Supplied material —
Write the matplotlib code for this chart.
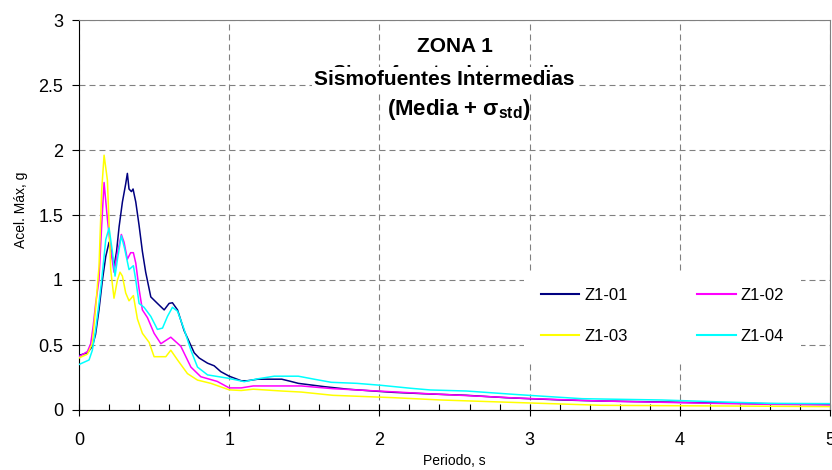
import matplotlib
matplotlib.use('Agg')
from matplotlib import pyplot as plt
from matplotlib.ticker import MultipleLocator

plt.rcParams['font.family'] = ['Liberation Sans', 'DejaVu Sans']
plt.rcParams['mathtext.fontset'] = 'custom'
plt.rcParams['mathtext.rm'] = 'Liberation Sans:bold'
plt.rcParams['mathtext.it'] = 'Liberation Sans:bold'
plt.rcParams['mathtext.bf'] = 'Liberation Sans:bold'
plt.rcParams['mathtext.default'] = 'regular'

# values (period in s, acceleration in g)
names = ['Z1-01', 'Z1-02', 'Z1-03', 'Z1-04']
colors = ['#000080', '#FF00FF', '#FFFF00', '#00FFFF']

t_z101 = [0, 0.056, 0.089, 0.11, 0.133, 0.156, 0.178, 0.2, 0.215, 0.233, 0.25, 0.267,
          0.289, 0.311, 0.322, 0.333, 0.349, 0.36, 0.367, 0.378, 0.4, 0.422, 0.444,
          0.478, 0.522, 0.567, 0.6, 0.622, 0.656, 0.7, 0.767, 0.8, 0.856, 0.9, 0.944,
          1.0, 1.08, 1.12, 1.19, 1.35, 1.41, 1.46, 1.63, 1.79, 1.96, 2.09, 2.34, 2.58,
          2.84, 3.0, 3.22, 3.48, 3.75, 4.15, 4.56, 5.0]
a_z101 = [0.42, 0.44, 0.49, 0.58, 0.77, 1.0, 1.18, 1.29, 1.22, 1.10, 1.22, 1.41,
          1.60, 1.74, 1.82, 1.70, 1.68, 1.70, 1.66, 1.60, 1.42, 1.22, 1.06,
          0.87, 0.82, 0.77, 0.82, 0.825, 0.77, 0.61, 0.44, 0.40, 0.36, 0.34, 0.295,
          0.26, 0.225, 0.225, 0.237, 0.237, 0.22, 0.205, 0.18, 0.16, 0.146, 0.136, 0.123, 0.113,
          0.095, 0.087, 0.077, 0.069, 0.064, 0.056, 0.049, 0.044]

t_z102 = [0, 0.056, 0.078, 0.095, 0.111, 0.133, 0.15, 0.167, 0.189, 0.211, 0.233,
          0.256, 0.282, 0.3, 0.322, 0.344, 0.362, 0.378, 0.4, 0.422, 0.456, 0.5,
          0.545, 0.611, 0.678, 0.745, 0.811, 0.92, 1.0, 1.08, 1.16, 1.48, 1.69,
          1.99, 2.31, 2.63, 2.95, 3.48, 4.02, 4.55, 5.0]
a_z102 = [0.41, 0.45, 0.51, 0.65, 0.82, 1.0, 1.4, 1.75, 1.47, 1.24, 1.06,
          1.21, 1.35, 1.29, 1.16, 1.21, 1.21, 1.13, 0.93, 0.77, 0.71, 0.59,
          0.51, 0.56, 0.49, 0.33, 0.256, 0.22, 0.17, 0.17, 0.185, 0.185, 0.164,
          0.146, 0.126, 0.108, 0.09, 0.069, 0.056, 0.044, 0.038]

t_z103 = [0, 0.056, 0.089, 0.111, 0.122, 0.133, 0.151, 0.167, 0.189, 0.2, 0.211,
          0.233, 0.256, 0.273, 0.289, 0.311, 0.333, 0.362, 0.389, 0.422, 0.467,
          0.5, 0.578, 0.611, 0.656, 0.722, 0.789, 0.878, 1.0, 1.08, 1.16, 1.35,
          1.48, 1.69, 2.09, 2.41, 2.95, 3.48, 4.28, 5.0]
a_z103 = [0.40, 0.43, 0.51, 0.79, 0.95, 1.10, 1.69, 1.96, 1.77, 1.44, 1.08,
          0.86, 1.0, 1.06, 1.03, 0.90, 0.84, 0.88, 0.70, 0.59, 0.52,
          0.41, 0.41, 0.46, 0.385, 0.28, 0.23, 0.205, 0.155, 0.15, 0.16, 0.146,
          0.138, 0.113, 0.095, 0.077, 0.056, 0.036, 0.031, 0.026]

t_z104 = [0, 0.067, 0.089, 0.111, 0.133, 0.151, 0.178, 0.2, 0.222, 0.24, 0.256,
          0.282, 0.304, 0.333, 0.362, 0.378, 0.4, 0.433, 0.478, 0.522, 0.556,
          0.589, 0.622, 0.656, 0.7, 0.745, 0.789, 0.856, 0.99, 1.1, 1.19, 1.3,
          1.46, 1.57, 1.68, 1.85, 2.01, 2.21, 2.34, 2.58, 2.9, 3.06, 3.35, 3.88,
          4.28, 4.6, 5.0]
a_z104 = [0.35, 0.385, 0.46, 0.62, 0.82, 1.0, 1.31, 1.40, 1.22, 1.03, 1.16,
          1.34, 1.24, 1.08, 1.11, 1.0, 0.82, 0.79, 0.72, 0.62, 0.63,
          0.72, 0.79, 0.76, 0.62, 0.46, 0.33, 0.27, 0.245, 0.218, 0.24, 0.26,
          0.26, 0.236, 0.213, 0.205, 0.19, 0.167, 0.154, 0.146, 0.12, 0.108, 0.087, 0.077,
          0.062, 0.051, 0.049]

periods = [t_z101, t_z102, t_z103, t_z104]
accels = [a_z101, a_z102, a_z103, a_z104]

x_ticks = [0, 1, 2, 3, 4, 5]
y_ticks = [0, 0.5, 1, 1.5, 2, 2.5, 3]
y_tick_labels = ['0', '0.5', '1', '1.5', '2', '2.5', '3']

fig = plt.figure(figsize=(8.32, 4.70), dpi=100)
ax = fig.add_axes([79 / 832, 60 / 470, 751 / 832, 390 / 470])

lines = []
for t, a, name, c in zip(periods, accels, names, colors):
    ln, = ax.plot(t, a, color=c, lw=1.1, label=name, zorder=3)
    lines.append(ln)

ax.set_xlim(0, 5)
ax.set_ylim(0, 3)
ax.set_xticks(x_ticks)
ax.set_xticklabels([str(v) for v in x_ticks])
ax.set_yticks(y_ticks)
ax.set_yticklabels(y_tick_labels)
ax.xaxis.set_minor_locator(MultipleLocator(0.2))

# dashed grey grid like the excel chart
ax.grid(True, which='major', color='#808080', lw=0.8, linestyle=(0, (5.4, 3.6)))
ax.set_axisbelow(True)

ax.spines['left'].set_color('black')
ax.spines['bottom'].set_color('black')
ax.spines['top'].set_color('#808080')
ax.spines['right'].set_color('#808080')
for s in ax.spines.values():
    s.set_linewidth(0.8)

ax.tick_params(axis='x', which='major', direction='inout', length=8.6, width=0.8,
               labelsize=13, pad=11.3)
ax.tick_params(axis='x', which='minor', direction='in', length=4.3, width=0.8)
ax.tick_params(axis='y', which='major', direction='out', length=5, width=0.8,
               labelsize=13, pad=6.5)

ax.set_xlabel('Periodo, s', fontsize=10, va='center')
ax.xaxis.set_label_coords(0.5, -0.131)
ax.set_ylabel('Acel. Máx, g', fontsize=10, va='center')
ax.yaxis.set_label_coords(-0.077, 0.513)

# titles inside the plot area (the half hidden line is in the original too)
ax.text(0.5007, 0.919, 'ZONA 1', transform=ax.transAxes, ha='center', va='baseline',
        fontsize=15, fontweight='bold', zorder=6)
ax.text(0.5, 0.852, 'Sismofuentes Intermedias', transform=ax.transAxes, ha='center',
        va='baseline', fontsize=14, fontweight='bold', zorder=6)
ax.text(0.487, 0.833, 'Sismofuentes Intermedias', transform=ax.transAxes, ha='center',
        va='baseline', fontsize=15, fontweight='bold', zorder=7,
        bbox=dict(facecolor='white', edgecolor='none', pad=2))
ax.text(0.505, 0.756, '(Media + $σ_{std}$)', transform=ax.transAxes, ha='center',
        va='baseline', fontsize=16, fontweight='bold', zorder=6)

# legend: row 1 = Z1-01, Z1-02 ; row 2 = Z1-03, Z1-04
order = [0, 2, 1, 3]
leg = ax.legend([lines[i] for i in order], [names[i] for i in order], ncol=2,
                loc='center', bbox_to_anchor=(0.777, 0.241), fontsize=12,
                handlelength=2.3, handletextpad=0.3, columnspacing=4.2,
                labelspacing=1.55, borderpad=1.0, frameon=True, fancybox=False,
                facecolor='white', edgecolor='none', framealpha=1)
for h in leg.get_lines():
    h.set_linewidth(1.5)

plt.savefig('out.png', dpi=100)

Given problem — Print the data above verbatim from the first line through the line holding "colors = ['#000080', '#FF00FF', '#FFFF00', '#00FFFF']", leaving every picture out.

Problem solution —
Write the matplotlib code for this chart.
import matplotlib
matplotlib.use('Agg')
from matplotlib import pyplot as plt
from matplotlib.ticker import MultipleLocator

plt.rcParams['font.family'] = ['Liberation Sans', 'DejaVu Sans']
plt.rcParams['mathtext.fontset'] = 'custom'
plt.rcParams['mathtext.rm'] = 'Liberation Sans:bold'
plt.rcParams['mathtext.it'] = 'Liberation Sans:bold'
plt.rcParams['mathtext.bf'] = 'Liberation Sans:bold'
plt.rcParams['mathtext.default'] = 'regular'

# values (period in s, acceleration in g)
names = ['Z1-01', 'Z1-02', 'Z1-03', 'Z1-04']
colors = ['#000080', '#FF00FF', '#FFFF00', '#00FFFF']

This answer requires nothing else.